Han Solo. (As played by the deliciously young Harrison Ford)

I know Luke Skywalker is the main character, the one who the story revolves around and he’s the one we’re supposed to root for, but give me Han any day. I always want to hurry through the rest of the movie until I get to the Han bits. I even found myself melting (again) at his scenes with Leia, totally unable to concentrate on anything other than his wicked grin and his sexual innuendos. Without doing much more than glaring or leaning against a wall, he exudes sexuality, confidence, roguishness. The scene where he’s trapped Leia in the snowy tunnel and is saying good bye, leaning further and further in to kiss her….until he’s interrupted by another soldier? Mmmmm.

And even better – when they fight and she storms off, Han yells after her… “You need to loosen up! When’s the last time you had a good….kiss?” Ha! Out of all the characters in the series, he’s the only one who can get away with a comment like that.

Watching him again, I realized – I want my characters to do that! But how do I get them to channel their inner Han Solo??? How do I create someone who’s so obviously wicked and daring without really showing much of that? We don’t really get to see *much* of Han’s life before this – of course there’s the infamous bar scene and the hints that he’s trouble, that he just doesn’t care about anyone but himself, but you never really *see* him do any of those things. And yet you still know he’s oh-so-bad.

Off the top of my head, I can think of an author who does that really well in her books – Ilona Andrews. Curran from the Kate Daniels series, and Declan from On the Edge both have that wicked, bad boy persona, but are totally crushable. They’re strong, alpha male heroes, but they still have that wicked side that comes through and softens them just enough.

Unfortunately, writing a character like that is WAY harder than it looks. How do you make someone dangerous without being a jerk? Sexy without being a gigolo? Wicked with a heart of gold? My poor crit partner took one look at my male MC and asked if he was schizophrenic. Sigh. So it’s back to the drawing board for poor Tam.

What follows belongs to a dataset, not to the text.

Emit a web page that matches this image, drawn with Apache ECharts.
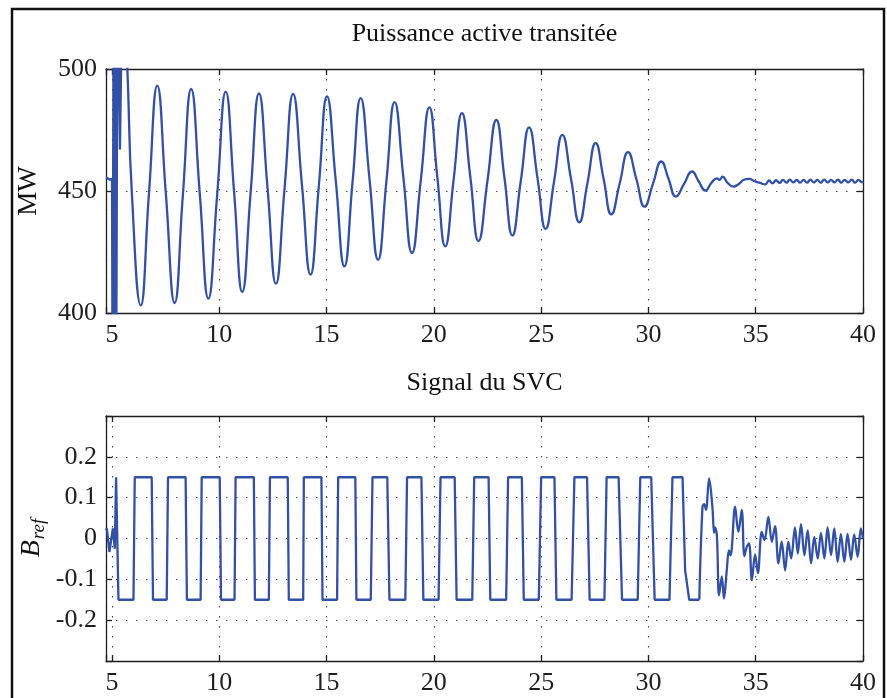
<!DOCTYPE html>
<html><head><meta charset="utf-8">
<script src="https://cdn.jsdelivr.net/npm/echarts@6/dist/echarts.min.js"></script>
<style>html,body{margin:0;padding:0;background:#fff}#c{width:887px;height:698px}</style>
</head><body><div id="c"></div><script>
// ---- Data (time in s) ----
const xTickLabels = [5, 10, 15, 20, 25, 30, 35, 40];
const topYTicks = [400, 450, 500];
const bottomYTicks = [-0.2, -0.1, 0, 0.1, 0.2];

// Puissance active transitée (MW): initial disturbance (straight segments)
const powerStart = [[4.72,455.6],[4.80,455.2],[4.90,454.6],[4.97,455.4],[5.00,455.0],[5.03,360],[5.07,520],[5.11,370],[5.15,525],[5.20,380],[5.25,530],[5.31,505],[5.37,467],[5.43,505],[5.55,515],[5.65,508]];
// Puissance active transitée (MW): damped oscillation
const powerMain = [[5.65,508],[5.72,499],[5.92,450],[6.34,403.1],[6.72,448.6],[7.11,493.2],[7.51,448.8],[7.92,404.1],[8.30,448.0],[8.69,491.8],[9.09,448.9],[9.49,405.9],[9.90,448.3],[10.30,490.7],[10.69,449.6],[11.07,408.6],[11.46,449.3],[11.85,490.0],[12.25,451.0],[12.64,412.0],[13.04,450.9],[13.44,489.8],[13.85,452.7],[14.25,415.7],[14.64,452.2],[15.02,488.8],[15.43,454.0],[15.83,419.1],[16.21,453.6],[16.59,488.1],[17.00,455.0],[17.40,421.8],[17.79,454.1],[18.17,486.4],[18.58,455.5],[18.98,424.6],[19.39,454.4],[19.79,484.3],[20.16,455.8],[20.53,427.3],[20.92,454.6],[21.31,481.9],[21.70,455.7],[22.08,429.5],[22.50,454.3],[22.91,479.1],[23.29,455.4],[23.66,431.8],[24.05,454.0],[24.44,476.1],[24.83,455.3],[25.21,434.5],[25.60,453.8],[25.99,473.0],[26.39,455.1],[26.78,437.2],[27.16,453.4],[27.54,469.6],[27.91,455.0],[28.27,440.4],[28.66,453.1],[29.05,465.9],[29.44,454.8],[29.82,443.6],[30.21,452.9],[30.60,462.1],[30.94,454.9],[31.28,447.7],[31.66,452.9],[32.03,458.0],[32.34,454.0],[32.65,450.2],[32.95,453.5],[33.19,455.2],[33.32,454.6],[33.45,455.9],[33.70,453.2],[33.96,451.8],[34.20,452.8],[34.45,454.6],[34.69,455.0],[34.95,454.0],[35.20,453.3],[35.44,452.7],[35.62,454.3],[35.78,453.1],[35.95,454.4],[36.11,453.3],[36.27,454.6],[36.43,453.4],[36.59,454.7],[36.75,453.5],[36.91,454.5],[37.07,453.4],[37.23,454.6],[37.39,453.4],[37.55,454.7],[37.71,453.5],[37.87,454.6],[38.03,453.4],[38.19,454.7],[38.35,453.5],[38.51,454.6],[38.67,453.5],[38.83,454.7],[38.99,453.4],[39.15,454.6],[39.31,453.5],[39.47,454.7],[39.63,453.4],[39.79,454.6],[39.95,453.6],[40.0,453.9]];

// Signal du SVC (B_ref): bang-bang part
const brefSquare = [[4.72,0.02],[4.76,0.025],[4.88,-0.033],[5.04,0.025],[5.13,-0.025],[5.19,0.15],[5.25,0.15],[5.30,-0.15],[6.00,-0.15],[6.06,0.15],[6.85,0.15],[6.91,-0.15],[7.55,-0.15],[7.61,0.15],[8.43,0.15],[8.49,-0.15],[9.13,-0.15],[9.18,0.15],[10.02,0.15],[10.08,-0.15],[10.71,-0.15],[10.76,0.15],[11.61,0.15],[11.66,-0.15],[12.31,-0.15],[12.36,0.15],[13.19,0.15],[13.24,-0.15],[13.91,-0.15],[13.94,0.15],[14.76,0.15],[14.81,-0.15],[15.49,-0.15],[15.54,0.15],[16.34,0.15],[16.39,-0.15],[17.06,-0.15],[17.14,0.15],[17.83,0.15],[17.93,-0.15],[18.67,-0.15],[18.75,0.15],[19.42,0.15],[19.51,-0.15],[20.22,-0.15],[20.31,0.15],[20.97,0.15],[21.06,-0.15],[21.79,-0.15],[21.88,0.15],[22.55,0.15],[22.63,-0.15],[23.37,-0.15],[23.46,0.15],[24.10,0.15],[24.19,-0.15],[24.89,-0.15],[25.00,0.15],[25.62,0.15],[25.71,-0.15],[26.42,-0.15],[26.55,0.15],[27.14,0.15],[27.26,-0.15],[27.95,-0.15],[28.05,0.15],[28.61,0.15],[28.77,-0.15],[29.50,-0.15],[29.62,0.15],[30.13,0.15],[30.29,-0.15],[30.98,-0.15],[31.12,0.15],[31.59,0.15],[31.71,-0.078],[31.82,-0.119],[31.90,-0.15],[32.37,-0.15]];
// Signal du SVC (B_ref): continuous part
const brefTail = [[32.37,-0.15],[32.52,0.078],[32.60,0.084],[32.68,0.07],[32.83,0.147],[32.98,0.078],[33.06,0.014],[33.10,0.027],[33.19,0.008],[33.29,-0.139],[33.42,-0.093],[33.52,-0.147],[33.65,-0.078],[33.75,-0.029],[33.82,-0.041],[33.88,-0.027],[34.04,0.078],[34.19,0.016],[34.35,0.07],[34.47,-0.043],[34.58,-0.021],[34.69,-0.012],[34.82,-0.102],[34.97,-0.039],[35.10,-0.085],[35.28,0.016],[35.41,-0.004],[35.59,0.053],[35.75,-0.008],[35.90,0.030],[36.06,-0.061],[36.21,-0.008],[36.37,-0.078],[36.52,-0.008],[36.65,-0.049],[36.83,0.027],[36.96,-0.037],[37.11,0.035],[37.27,-0.041],[37.42,0.020],[37.58,-0.061],[37.73,0.004],[37.89,-0.049],[38.04,0.014],[38.20,-0.049],[38.35,0.027],[38.51,-0.041],[38.66,0.025],[38.82,-0.057],[38.97,0.011],[39.13,-0.057],[39.28,0.011],[39.44,-0.052],[39.59,0.010],[39.75,-0.045],[39.90,0.025],[40.0,0.0]];

const X_MIN = 4.72, X_MAX = 40;
const FONT = '"Liberation Serif", "Times New Roman", serif';
const INK = '#1e1e1e';
const BLUE = '#3150a6';

function xAxis(gridIndex, position) {
  const isBottom = position === 'bottom';
  return {
    type: 'value', gridIndex, position, min: X_MIN, max: X_MAX, splitNumber: 7,
    axisLine: { show: true, onZero: false, lineStyle: { color: INK, width: 1.3 } },
    axisTick: { show: true, inside: true, length: 6, lineStyle: { color: INK, width: 1.3 } },
    axisLabel: { show: isBottom, margin: 9, fontFamily: FONT, fontSize: 26, color: INK,
      formatter: v => { const r = Math.round(v * 100) / 100; return xTickLabels.includes(r) ? String(r) : ''; } },
    splitLine: { show: isBottom, lineStyle: { type: [1.4, 8.6], color: '#444', width: 1.1 } }
  };
}
function yAxis(gridIndex, position, min, max, interval, ticks, fmt) {
  const isLeft = position === 'left';
  return {
    type: 'value', gridIndex, position, min, max, interval,
    axisLine: { show: true, onZero: false, lineStyle: { color: INK, width: 1.3 } },
    axisTick: { show: true, inside: true, length: 6, lineStyle: { color: INK, width: 1.3 } },
    axisLabel: { show: isLeft, margin: 9, fontFamily: FONT, fontSize: 26, color: INK,
      formatter: v => { const r = Math.round(v * 1000) / 1000; return ticks.includes(r) ? fmt(r) : ''; } },
    splitLine: { show: isLeft, lineStyle: { type: [1.4, 8.6], color: '#444', width: 1.1 } }
  };
}

const chart = echarts.init(document.getElementById('c'), null, { renderer: 'canvas' });
chart.setOption({
  animation: false,
  backgroundColor: '#fff',
  grid: [
    { left: 106, right: 24, top: 69, height: 244 },
    { left: 106, right: 24, top: 416, height: 245 }
  ],
  xAxis: [xAxis(0, 'bottom'), xAxis(0, 'top'), xAxis(1, 'bottom'), xAxis(1, 'top')],
  yAxis: [
    yAxis(0, 'left', 400, 500, 50, topYTicks, r => String(r)),
    yAxis(0, 'right', 400, 500, 50, topYTicks, r => String(r)),
    yAxis(1, 'left', -0.3, 0.3, 0.1, bottomYTicks, r => String(r)),
    yAxis(1, 'right', -0.3, 0.3, 0.1, bottomYTicks, r => String(r))
  ],
  series: [
    { type: 'line', xAxisIndex: 0, yAxisIndex: 0, data: powerStart, showSymbol: false, smooth: false,
      lineStyle: { color: BLUE, width: 2.3 }, z: 5 },
    { type: 'line', xAxisIndex: 0, yAxisIndex: 0, data: powerMain, showSymbol: false, smooth: 0.5,
      lineStyle: { color: BLUE, width: 2.3 }, z: 5 },
    { type: 'line', xAxisIndex: 2, yAxisIndex: 2, data: brefSquare, showSymbol: false, smooth: false,
      lineStyle: { color: BLUE, width: 2.3 }, z: 5 },
    { type: 'line', xAxisIndex: 2, yAxisIndex: 2, data: brefTail, showSymbol: false, smooth: 0.35,
      lineStyle: { color: BLUE, width: 2.3 }, z: 5 }
  ],
  graphic: [
    { type: 'rect', z: 100, silent: true, shape: { x: 12, y: 9, width: 872, height: 730 },
      style: { fill: 'none', stroke: '#111', lineWidth: 2.5 } },
    { type: 'text', x: 484.5, y: 34, silent: true,
      style: { text: 'Puissance active transitée', font: '26px ' + FONT, fill: '#111', textAlign: 'center', textVerticalAlign: 'middle' } },
    { type: 'text', x: 484.5, y: 383, silent: true,
      style: { text: 'Signal du SVC', font: '26px ' + FONT, fill: '#111', textAlign: 'center', textVerticalAlign: 'middle' } },
    { type: 'text', x: 29, y: 191, rotation: Math.PI / 2, silent: true,
      style: { text: 'MW', font: '27px ' + FONT, fill: '#111', textAlign: 'center', textVerticalAlign: 'middle' } },
    { type: 'text', x: 32, y: 538, rotation: Math.PI / 2, silent: true,
      style: { text: '{b|B}{s|ref}', textAlign: 'center', textVerticalAlign: 'middle', fill: '#111',
        rich: {
          b: { fontFamily: FONT, fontSize: 28, fontStyle: 'italic', fill: '#111' },
          s: { fontFamily: FONT, fontSize: 19, fontStyle: 'italic', fill: '#111', padding: [14, 0, 0, 1] }
        } } }
  ]
});
</script></body></html>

So – I ask with every intention of using your answers in my own WIP *grin*…who are your favorite bad-boy heroes and how do you channel them into your own books?  What makes a Hero work for you?

6 Comments

  1. Obviously, Jovan 😉

    Dialogue always comes easy to me, so I'm really bad at giving help with that. The best that I can say is to think about the comparison of personality to the main character. Does hero talk more or less? Harsher words or flowery? Use a lot of car metaphors? Some folks have found that helpful.

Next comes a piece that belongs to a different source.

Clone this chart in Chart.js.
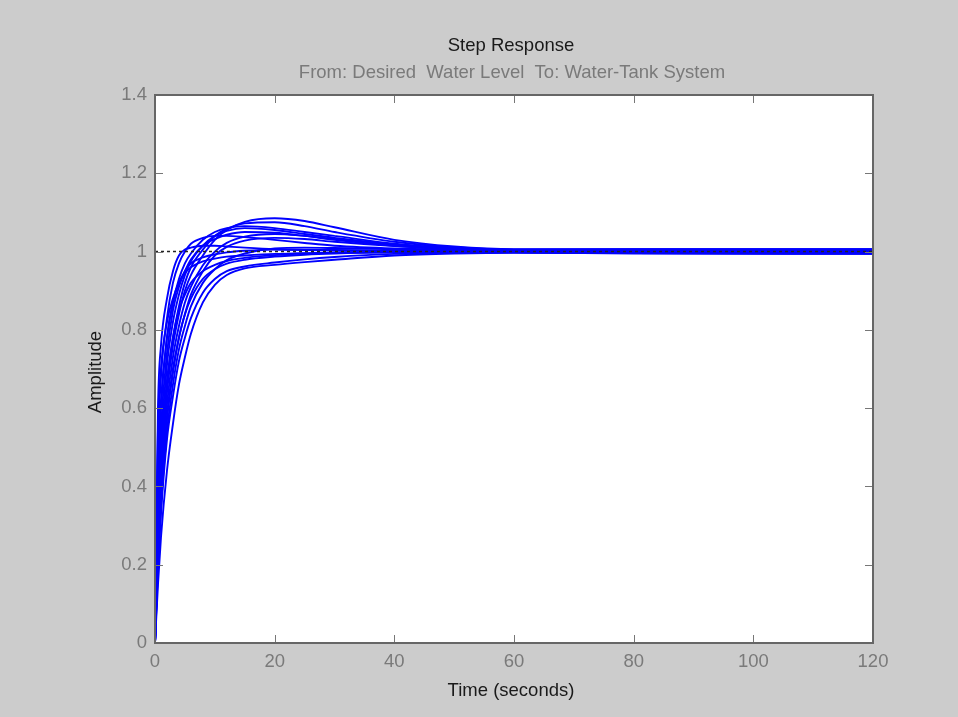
<!DOCTYPE html>
<html>
<head>
<meta charset="utf-8">
<title>Step Response</title>
<script src="https://cdn.jsdelivr.net/npm/chart.js@4.4.0/dist/chart.umd.min.js"></script>
<style>
  html, body { margin: 0; padding: 0; background: #cccccc; }
  canvas { display: block; }
</style>
</head>
<body>
<canvas id="stepChart" width="958" height="717"></canvas>
<script>
// --- data ---
const stepTimes = [0, 0.5, 1, 2, 3, 4, 5, 6, 8, 10, 12, 15, 20, 25, 30, 40, 50, 60, 80, 120];

const respA = [0, 0.60, 0.76, 0.88, 0.95, 0.99, 1.005, 1.01, 1.015, 1.015, 1.013, 1.010, 1.006, 1.004, 1.003, 1.002, 1.001, 1.000, 1.002, 1.002];
const respB = [0, 0.50, 0.68, 0.83, 0.92, 0.97, 1.000, 1.02, 1.035, 1.040, 1.040, 1.037, 1.030, 1.022, 1.015, 1.008, 1.005, 1.003, 1.004, 1.004];
const respC = [0, 0.55, 0.70, 0.82, 0.88, 0.92, 0.945, 0.96, 0.975, 0.982, 0.987, 0.990, 0.994, 0.996, 0.998, 0.999, 0.999, 0.998, 0.996, 0.995];
const respD = [0, 0.40, 0.60, 0.78, 0.87, 0.93, 0.970, 0.995, 1.030, 1.050, 1.060, 1.065, 1.060, 1.050, 1.040, 1.020, 1.009, 1.005, 1.006, 1.006];
const respE = [0, 0.26, 0.44, 0.64, 0.76, 0.84, 0.900, 0.94, 0.990, 1.030, 1.055, 1.076, 1.085, 1.078, 1.062, 1.030, 1.013, 1.006, 1.006, 1.006];
const respF = [0, 0.28, 0.46, 0.66, 0.78, 0.86, 0.920, 0.96, 1.005, 1.040, 1.058, 1.072, 1.075, 1.065, 1.050, 1.025, 1.011, 1.005, 1.005, 1.005];
const respG = [0, 0.35, 0.55, 0.74, 0.85, 0.91, 0.950, 0.98, 1.015, 1.032, 1.043, 1.050, 1.048, 1.040, 1.030, 1.015, 1.006, 1.002, 1.001, 1.001];
const respH = [0, 0.25, 0.42, 0.61, 0.73, 0.81, 0.870, 0.91, 0.965, 1.000, 1.022, 1.038, 1.045, 1.040, 1.032, 1.018, 1.008, 1.003, 1.002, 1.002];
const respI = [0, 0.22, 0.38, 0.57, 0.69, 0.78, 0.840, 0.89, 0.950, 0.990, 1.012, 1.028, 1.035, 1.032, 1.025, 1.014, 1.006, 1.001, 0.999, 0.998];
const respJ = [0, 0.20, 0.35, 0.54, 0.66, 0.75, 0.810, 0.86, 0.920, 0.955, 0.978, 0.995, 1.008, 1.010, 1.009, 1.006, 1.003, 1.000, 0.998, 0.997];
const respK = [0, 0.30, 0.48, 0.67, 0.78, 0.85, 0.890, 0.92, 0.950, 0.966, 0.976, 0.984, 0.991, 0.995, 0.997, 0.999, 1.000, 0.999, 0.997, 0.996];
const respL = [0, 0.19, 0.33, 0.52, 0.63, 0.72, 0.780, 0.83, 0.895, 0.930, 0.950, 0.962, 0.972, 0.980, 0.986, 0.994, 0.997, 0.998, 0.996, 0.995];
const respM = [0, 0.15, 0.27, 0.44, 0.56, 0.66, 0.730, 0.79, 0.870, 0.915, 0.940, 0.957, 0.966, 0.973, 0.979, 0.990, 0.995, 0.997, 0.995, 0.994];
const respN = [0, 0.22, 0.38, 0.58, 0.70, 0.78, 0.840, 0.88, 0.930, 0.955, 0.969, 0.979, 0.987, 0.992, 0.995, 0.998, 0.999, 0.999, 0.997, 0.996];
const respO = [0, 0.45, 0.62, 0.78, 0.87, 0.92, 0.950, 0.97, 0.985, 0.993, 0.998, 1.002, 1.005, 1.005, 1.004, 1.002, 1.001, 1.000, 1.001, 1.001];
const respP = [0, 0.32, 0.51, 0.71, 0.82, 0.89, 0.940, 0.975, 1.015, 1.040, 1.053, 1.060, 1.055, 1.045, 1.035, 1.018, 1.008, 1.004, 1.004, 1.004];

const responses = [respA, respB, respC, respD, respE, respF, respG, respH,
                   respI, respJ, respK, respL, respM, respN, respO, respP];

const steadyTimes = [0, 120];
const steadyLevel = [1, 1];

const timeTicks = [0, 20, 40, 60, 80, 100, 120];
const ampTicks = [0, 0.2, 0.4, 0.6, 0.8, 1, 1.2, 1.4];

const titleText = 'Step Response';
const subTitleText = 'From: Desired  Water Level  To: Water-Tank System';
const xTitleText = 'Time (seconds)';
const yTitleText = 'Amplitude';

const FONT = "'Liberation Sans', Arial, sans-serif";
const FONT_SIZE = 18.5;

// --- build datasets ---
const datasets = [{
    data: steadyTimes.map((t, i) => ({ x: t, y: steadyLevel[i] })),
    borderColor: '#222222',
    borderWidth: 1.5,
    borderDash: [3, 3],
    pointRadius: 0,
    fill: false
}];

responses.forEach(resp => {
    datasets.push({
        data: stepTimes.map((t, i) => ({ x: t, y: resp[i] })),
        borderColor: '#0000ff',
        borderWidth: 1.9,
        pointRadius: 0,
        fill: false,
        cubicInterpolationMode: 'monotone'
    });
});

// MATLAB style frame: grey figure, white axes, inward ticks, box on
const matlabFrame = {
    id: 'matlabFrame',
    beforeDraw(chart) {
        const { ctx, chartArea: a } = chart;
        ctx.save();
        ctx.fillStyle = '#cccccc';
        ctx.fillRect(0, 0, chart.width, chart.height);
        ctx.fillStyle = '#ffffff';
        ctx.fillRect(a.left, a.top, a.right - a.left, a.bottom - a.top);
        ctx.restore();
    },
    afterDatasetsDraw(chart) {
        const { ctx, chartArea: a, scales } = chart;
        const tickLen = 8;
        ctx.save();
        ctx.strokeStyle = '#777777';
        ctx.lineWidth = 1;
        ctx.beginPath();
        timeTicks.forEach(v => {
            const px = Math.round(scales.x.getPixelForValue(v)) + 0.5;
            ctx.moveTo(px, a.bottom); ctx.lineTo(px, a.bottom - tickLen);
            ctx.moveTo(px, a.top); ctx.lineTo(px, a.top + tickLen);
        });
        ampTicks.forEach(v => {
            const py = Math.round(scales.y.getPixelForValue(v)) + 0.5;
            ctx.moveTo(a.left, py); ctx.lineTo(a.left + tickLen, py);
            ctx.moveTo(a.right, py); ctx.lineTo(a.right - tickLen, py);
        });
        ctx.stroke();
        ctx.strokeStyle = '#666666';
        ctx.lineWidth = 2;
        ctx.strokeRect(a.left, a.top, a.right - a.left, a.bottom - a.top);
        ctx.restore();
    },
    afterDraw(chart) {
        const { ctx, chartArea: a } = chart;
        const cx = (a.left + a.right) / 2;
        ctx.save();
        ctx.textAlign = 'center';
        ctx.textBaseline = 'middle';
        ctx.font = FONT_SIZE + 'px ' + FONT;
        ctx.fillStyle = '#1a1a1a';
        ctx.fillText(titleText, cx - 3, 46);
        ctx.fillStyle = '#7a7a7a';
        ctx.fillText(subTitleText, cx - 2, 73);
        ctx.fillStyle = '#1a1a1a';
        ctx.fillText(xTitleText, cx - 3, 691);
        ctx.translate(96, (a.top + a.bottom) / 2 + 3);
        ctx.rotate(-Math.PI / 2);
        ctx.fillText(yTitleText, 0, 0);
        ctx.restore();
    }
};

new Chart(document.getElementById('stepChart'), {
    type: 'line',
    data: { datasets: datasets },
    plugins: [matlabFrame],
    options: {
        responsive: false,
        animation: false,
        devicePixelRatio: 1,
        layout: { padding: { top: 95, right: 85, left: 0, bottom: 0 } },
        plugins: {
            legend: { display: false },
            tooltip: { enabled: false },
            title: { display: false }
        },
        scales: {
            x: {
                type: 'linear',
                min: 0,
                max: 120,
                afterFit: scale => { scale.height = 74; },
                afterBuildTicks: scale => { scale.ticks = timeTicks.map(v => ({ value: v })); },
                grid: { drawOnChartArea: false, drawTicks: false },
                border: { display: false },
                ticks: {
                    padding: 8,
                    color: '#7a7a7a',
                    font: { family: FONT, size: FONT_SIZE },
                    maxRotation: 0,
                    callback: v => String(v)
                }
            },
            y: {
                type: 'linear',
                min: 0,
                max: 1.4,
                afterFit: scale => { scale.width = 155; },
                afterBuildTicks: scale => { scale.ticks = ampTicks.map(v => ({ value: v })); },
                grid: { drawOnChartArea: false, drawTicks: false },
                border: { display: false },
                ticks: {
                    padding: 8,
                    color: '#7a7a7a',
                    font: { family: FONT, size: FONT_SIZE },
                    callback: v => String(v)
                }
            }
        }
    }
});
</script>
</body>
</html>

    I just write and brilliant things come out of me. Until I re-read it, that is 🙂

  2. For some reason, it's always a side-character of mine that starts channeling the Solo, not my hero. But I like to give my hero one weird quirk that's just odd enough to be stranger than fiction, but not so quirky that it's not endearing. And if it can effect the plot some how, even better!

  3. Thanks for the suggestions, guys! Basically it sounds like I just need to get deeper into my MC and find those quirks and personality traits that make him unique. Lol-we'll see how that works!

  4. Channel their innner Han Solo, hah! I love that! What a great idea. My favorite bad boy is Riddick. I know, that's pretty high on the bad scale but what can I say?!

  5. Ohhh! Great call, Heather! Riddick is yummy 🙂 I just watched that again last night. Hmmm…he's another good character that you get a real good sense of his character in very few words. I may have to study that movie again. For research of course 🙂

  6. When it comes to writing and creating characters, you can’t please everyone. You build them the way you see them and fine tune them with beta readers.